JARRETT: But then they took it a step further. For Christmas, the family collaborated with other families on Ingram's route to buy him a flight home. The $700-plus ticket was paid in full.
(BEGIN VIDEO CLIP)
ROGER INGRAM, FEDEX DELIVERY DRIVER: It was kind of emotional because I didn't expect it. So, an act of kindness can go a long way. Yes, they're my buddy now. They're my buddy.
BROOKE MURPHY, MOTHER OF VIVIAN AND CHASE: Yes.
(END VIDEO CLIP)
JARRETT: This is Ingram's first time visiting his family in Jamaica in just a couple of years. Look how happy they are to see him.
REID: That's really, really lovely.
Thank you for joining us.
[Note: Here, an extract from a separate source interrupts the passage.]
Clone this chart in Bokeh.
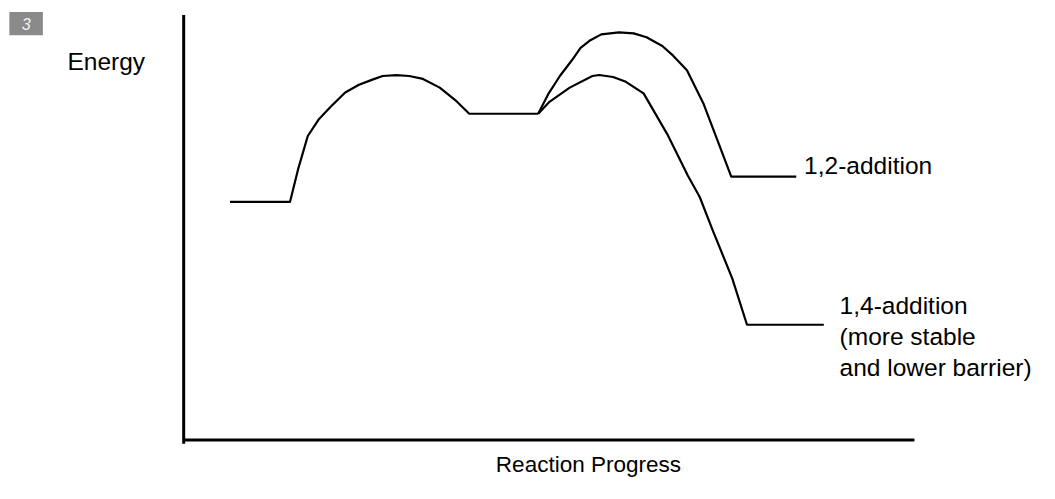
from bokeh.plotting import figure
from bokeh.models import Range1d
from bokeh.core.properties import value
from bokeh.embed import file_html
from bokeh.resources import INLINE

# Reaction progress (units from the energy axis) and energy (units above the progress axis)
common_x = [47, 108, 116, 126, 137, 149, 164, 178, 191, 202, 216, 229, 243, 260, 277, 290, 360]
common_e = [246, 246, 279, 314, 331, 344, 359, 367, 372, 376, 377, 376, 373, 364, 350, 337, 337]

add12_x = [360, 370, 382, 394, 403, 413, 424, 442, 457, 470, 486, 497, 511, 528, 543, 556, 622]
add12_e = [337, 357, 376, 392, 405, 413, 419, 421, 420, 416, 407, 397, 382, 347, 307, 272, 272]

add14_x = [360, 371, 392, 415, 422, 436, 449, 467, 491, 512, 524, 537, 557, 572, 650]
add14_e = [337, 349, 364, 376, 377, 375, 370, 358, 316, 273, 251, 217, 167, 119, 119]

axis_v_x = [0, 0]
axis_v_e = [-4, 439]
axis_h_x = [0, 742]
axis_h_e = [0, 0]

label_text = ["Energy", "1,2-addition", "1,4-addition", "(more stable", "and lower barrier)"]
label_x = [-118, 630, 666, 666, 666]
label_e = [391, 284, 139, 107, 75]

xlabel_text = ["Reaction Progress"]
xlabel_x = [317]
xlabel_e = [-25]

badge_text = ["3"]
badge_x = [-160]
badge_e = [430]

W, H = 1039, 483
p = figure(width=W, height=H, output_backend="svg", toolbar_location=None,
           x_axis_type=None, y_axis_type=None, min_border=0,
           x_range=Range1d(-186, 869), y_range=Range1d(-45, 454))
p.grid.visible = False
p.outline_line_color = None
p.background_fill_color = "white"
p.border_fill_color = "white"

# badge
p.rect(x=badge_x, y=badge_e, width=34, height=24, fill_color="#8a8a8a", line_color=None)
p.text(x=badge_x, y=badge_e, text=badge_text, text_color="#f4f4f4",
       text_font=value("Liberation Sans"), text_font_size="16px", text_font_style="italic",
       text_align="center", text_baseline="middle")

# axes
p.line(axis_v_x, axis_v_e, line_color="black", line_width=3)
p.line(axis_h_x, axis_h_e, line_color="black", line_width=3)

# curves
for xs, es in [(common_x, common_e), (add12_x, add12_e), (add14_x, add14_e)]:
    p.line(xs, es, line_color="black", line_width=2.2, line_join="round")

FONT = "Liberation Sans"
p.text(x=label_x, y=label_e, text=label_text, text_color="black",
       text_font=value(FONT), text_font_size="24.5px",
       text_align="left", text_baseline="middle")
p.text(x=xlabel_x, y=xlabel_e, text=xlabel_text, text_color="black",
       text_font=value(FONT), text_font_size="22.5px",
       text_align="left", text_baseline="middle")

open("out.html", "w").write(file_html(p, INLINE))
I'm Paula Reid.
JARRETT: Paula, it's so nice to have you the past couple of days. Hope you get a little bit of a break.
I'm Laura Jarrett. "NEW DAY" is next.
JOHN AVLON, CNN ANCHOR: Good morning to our viewers here in the United States and around the world. It is Wednesday, December 29th. I'm John Avlon in with Kaitlan Collins as we hit mid-week. Kaitlan, how are you doing?
KAITLAN COLLINS, CNN ANCHOR: I feel like we're doing pretty well, so far. This new wake-up call is pretty early but I think I'm getting used to it, which is what's the scary part of this.
AVLON: I think you're getting in the groove.
All right, we are following three big news stories this morning.
The U.S. shattering its record average of daily COVID cases, and the CDC slashing estimates of the Omicron variant's prevalence.
Plus, the political world and the sports world are mourning the death of two American giants, Harry Reid and John Madden.
But first, to the pandemic. The U.S. hitting a record seven-day average of more than 265,000 new coronavirus cases on Tuesday as two highly contagious variants fuel surges across the country. But we should note that the number of hospitalizations are not rising at the same rate to date.
Meanwhile, the CDC now lowering its estimate of the prevalence of the Omicron variant in the U.S. last week from 70 to 59 percent.